## What to produce
Output exactly the lines from the first line of the records below through the line containing "const rightTicks = [8, 8.4, 8.8, 9.2, 9.6, 10];", both included, leaving out any pictures.

# Given data start

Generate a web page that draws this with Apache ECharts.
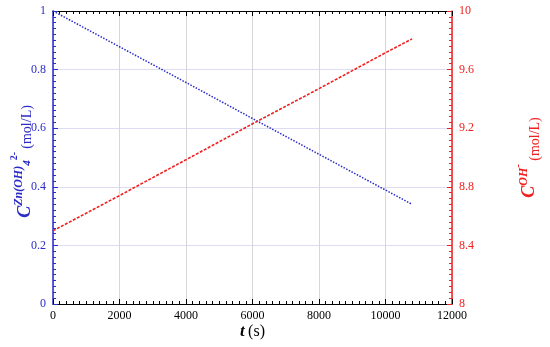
<!DOCTYPE html>
<html><head><meta charset="utf-8">
<script src="https://cdn.jsdelivr.net/npm/echarts@6/dist/echarts.min.js"></script>
<style>html,body{margin:0;padding:0;background:#fff}#c{width:550px;height:347px}</style>
</head><body><div id="c"></div>
<script>
const times = [0, 2000, 4000, 6000, 8000, 10000, 10800];
const znConc = [1.0, 0.878, 0.756, 0.633, 0.511, 0.389, 0.34];
const ohConc = [8.50, 8.74, 8.985, 9.23, 9.47, 9.715, 9.81];
const xTicks = [0, 2000, 4000, 6000, 8000, 10000, 12000];
const leftTicks = [0, 0.2, 0.4, 0.6, 0.8, 1];
const rightTicks = [8, 8.4, 8.8, 9.2, 9.6, 10];

const BLUE = '#2b2bc8', RED = '#f02020', FONT = 'Liberation Serif';
const chart = echarts.init(document.getElementById('c'));
const pair = (xs, ys) => xs.map((x, i) => [x, ys[i]]);
const tok = (size, color, lh, p, bold, italic) => ({fontFamily: FONT, fontSize: size, fontWeight: bold ? 'bold' : 'normal',
  fontStyle: italic ? 'italic' : 'normal', color, verticalAlign: 'top', lineHeight: lh, padding: [p, 0, 0, 0]});
chart.setOption({
  animation: false,
  grid: {left: 53, right: 98, top: 11, bottom: 43, outerBoundsMode: 'none', containLabel: false},
  xAxis: [{
    type: 'value', min: xTicks[0], max: xTicks[xTicks.length - 1], interval: 2000,
    position: 'bottom',
    name: '{b|t} {n|(s)}', nameLocation: 'middle', nameGap: 19, nameMoveOverlap: false,
    nameTextStyle: {rich: {b: {fontFamily: FONT, fontSize: 17, fontWeight: 'bold', fontStyle: 'italic', color: '#000'},
                           n: {fontFamily: FONT, fontSize: 16, color: '#000'}}},
    axisLine: {onZero: false, lineStyle: {color: '#000', width: 1}},
    axisTick: {inside: true, length: 5, lineStyle: {color: '#000'}},
    minorTick: {show: true, splitNumber: 10, length: 3, lineStyle: {color: '#000'}},
    axisLabel: {fontFamily: FONT, fontSize: 12, color: '#000', margin: 6, formatter: v => String(v)},
    splitLine: {show: true, lineStyle: {color: '#d6d6d6', width: 1}}
  }, {
    type: 'value', min: xTicks[0], max: xTicks[xTicks.length - 1], interval: 2000,
    position: 'top',
    axisLine: {onZero: false, lineStyle: {color: '#000', width: 1}},
    axisTick: {inside: true, length: 5, lineStyle: {color: '#000'}},
    minorTick: {show: true, splitNumber: 10, length: 3, lineStyle: {color: '#000'}},
    axisLabel: {show: false}, splitLine: {show: false}
  }],
  yAxis: [{
    type: 'value', min: leftTicks[0], max: leftTicks[leftTicks.length - 1], interval: 0.2,
    position: 'left',
    name: '{c|C}{s|Zn(OH)}{d|4}{t|2-} {u|(mol/L)}', nameLocation: 'middle', nameRotate: 90, nameGap: 18, nameMoveOverlap: false,
    nameTextStyle: {padding: [0, 8, 0, 0], rich: {
      c: tok(18, BLUE, 26, 7, true, true), s: tok(12, BLUE, 26, 4, true, true), d: tok(11, BLUE, 26, 13, true, true),
      t: tok(10, BLUE, 26, 0, true, false), u: tok(14, BLUE, 26, 11, false, false)
    }},
    axisLine: {show: true, onZero: false, lineStyle: {color: BLUE, width: 1.5}},
    axisTick: {show: true, inside: true, length: 5, lineStyle: {color: BLUE}},
    minorTick: {show: true, splitNumber: 10, length: 3, lineStyle: {color: BLUE}},
    axisLabel: {fontFamily: FONT, fontSize: 12, color: BLUE, margin: 7},
    splitLine: {show: true, lineStyle: {color: '#dcdcf2', width: 1}}
  }, {
    type: 'value', min: rightTicks[0], max: rightTicks[rightTicks.length - 1], interval: 0.4,
    position: 'right',
    name: '{c|C}{s|OH}{t|-} {u|(mol/L)}', nameLocation: 'middle', nameRotate: 90, nameGap: 61, nameMoveOverlap: false,
    nameTextStyle: {rich: {
      c: tok(18, RED, 30, 7, true, true), s: tok(12, RED, 30, 5, true, true), t: tok(11, RED, 30, 0, true, false),
      u: tok(14, RED, 30, 15, false, false)
    }},
    axisLine: {show: true, onZero: false, lineStyle: {color: RED, width: 1.5}},
    axisTick: {show: true, inside: true, length: 5, lineStyle: {color: RED}},
    minorTick: {show: true, splitNumber: 10, length: 3, lineStyle: {color: RED}},
    axisLabel: {fontFamily: FONT, fontSize: 12, color: RED, margin: 7},
    splitLine: {show: false}
  }],
  series: [{
    type: 'line', xAxisIndex: 0, yAxisIndex: 0, data: pair(times, znConc),
    showSymbol: false, lineStyle: {color: BLUE, width: 1.5, type: 'dotted'}
  }, {
    type: 'line', xAxisIndex: 0, yAxisIndex: 1, data: pair(times, ohConc),
    showSymbol: false, lineStyle: {color: RED, width: 1.6, type: [3, 1.5]}
  }]
});
</script></body></html>
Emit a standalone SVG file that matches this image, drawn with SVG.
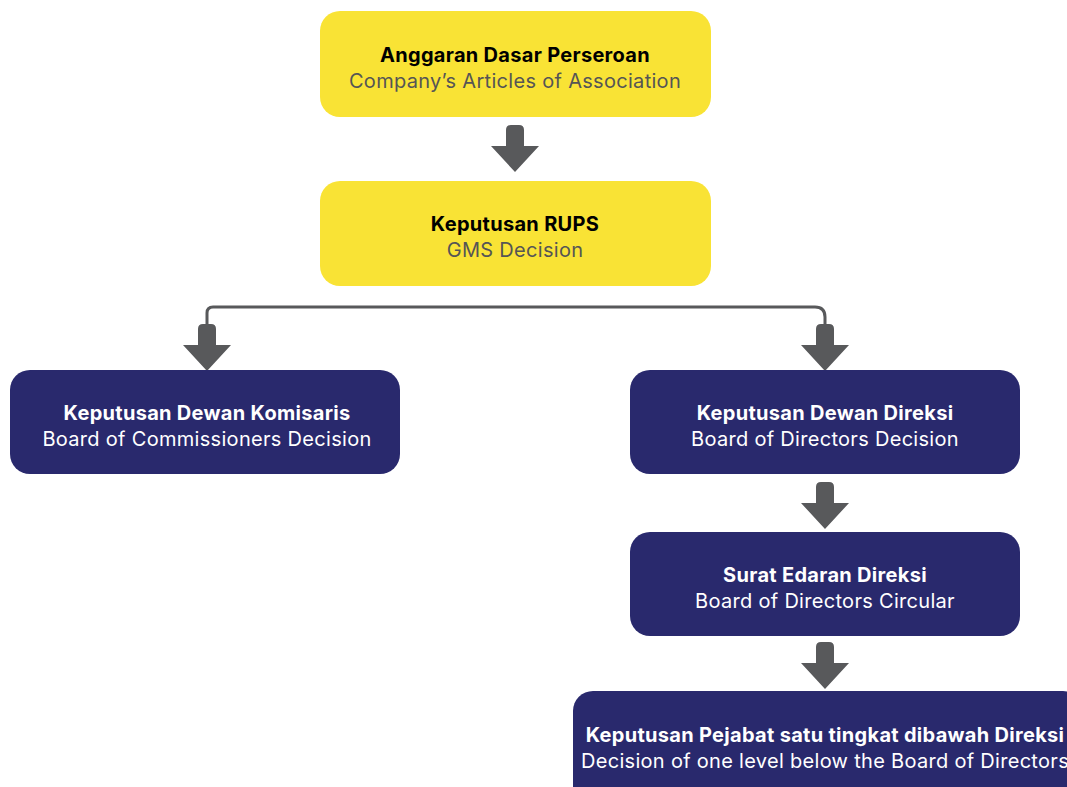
<svg xmlns="http://www.w3.org/2000/svg" width="1067" height="787" viewBox="0 0 1067 787">
<defs>
<style>
.y{fill:#F9E335}
.n{fill:#29296D}
.t{font-family:Inter,"Liberation Sans",sans-serif;font-size:20px;letter-spacing:0.3px;text-anchor:middle}
.b{font-weight:700}
.dk .b{fill:#000}
.dk .r{fill:#555}
.lt text{fill:#fff}
.ar{fill:#58595B}
.ln{fill:none;stroke:#58595B;stroke-width:3}
</style>
<path id="arr" d="M-9,0 Q-9,-5 -4,-5 L4,-5 Q9,-5 9,0 L9,16 L24,16 L0,42 L-24,16 L-9,16 Z"/>
</defs>
<rect width="1067" height="787" fill="#fff"/>
<g id="connectors">
<path class="ln" d="M207,325 L207,313 Q207,307 213,307 L815,307 Q825,307 825,317 L825,325"/>
<use href="#arr" class="ar" x="515" y="130"/>
<use href="#arr" class="ar" x="207" y="329"/>
<use href="#arr" class="ar" x="825" y="329"/>
<use href="#arr" class="ar" x="825" y="487"/>
<use href="#arr" class="ar" x="825" y="647"/>
</g>
<g id="n1" class="dk">
<rect class="y" x="320" y="11" width="391" height="106" rx="20"/>
<text class="t b" x="515" y="62">Anggaran Dasar Perseroan</text>
<text class="t r" x="515" y="88">Company’s Articles of Association</text>
</g>
<g id="n2" class="dk">
<rect class="y" x="320" y="181" width="391" height="105" rx="20"/>
<text class="t b" x="515" y="231">Keputusan RUPS</text>
<text class="t r" x="515" y="257">GMS Decision</text>
</g>
<g id="n3" class="lt">
<rect class="n" x="10" y="370" width="390" height="104" rx="20"/>
<text class="t b" x="207" y="420">Keputusan Dewan Komisaris</text>
<text class="t" x="207" y="446">Board of Commissioners Decision</text>
</g>
<g id="n4" class="lt">
<rect class="n" x="630" y="370" width="390" height="104" rx="20"/>
<text class="t b" x="825" y="420">Keputusan Dewan Direksi</text>
<text class="t" x="825" y="446">Board of Directors Decision</text>
</g>
<g id="n5" class="lt">
<rect class="n" x="630" y="532" width="390" height="104" rx="20"/>
<text class="t b" x="825" y="582">Surat Edaran Direksi</text>
<text class="t" x="825" y="608">Board of Directors Circular</text>
</g>
<g id="n6" class="lt">
<rect class="n" x="573" y="691" width="510" height="120" rx="20"/>
<text class="t b" x="825" y="742">Keputusan Pejabat satu tingkat dibawah Direksi</text>
<text class="t" x="825" y="768">Decision of one level below the Board of Directors</text>
</g>
</svg>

# Given data end

## Task result
Generate a web page that draws this with Apache ECharts.
<!DOCTYPE html>
<html><head><meta charset="utf-8">
<script src="https://cdn.jsdelivr.net/npm/echarts@6/dist/echarts.min.js"></script>
<style>html,body{margin:0;padding:0;background:#fff}#c{width:550px;height:347px}</style>
</head><body><div id="c"></div>
<script>
const times = [0, 2000, 4000, 6000, 8000, 10000, 10800];
const znConc = [1.0, 0.878, 0.756, 0.633, 0.511, 0.389, 0.34];
const ohConc = [8.50, 8.74, 8.985, 9.23, 9.47, 9.715, 9.81];
const xTicks = [0, 2000, 4000, 6000, 8000, 10000, 12000];
const leftTicks = [0, 0.2, 0.4, 0.6, 0.8, 1];
const rightTicks = [8, 8.4, 8.8, 9.2, 9.6, 10];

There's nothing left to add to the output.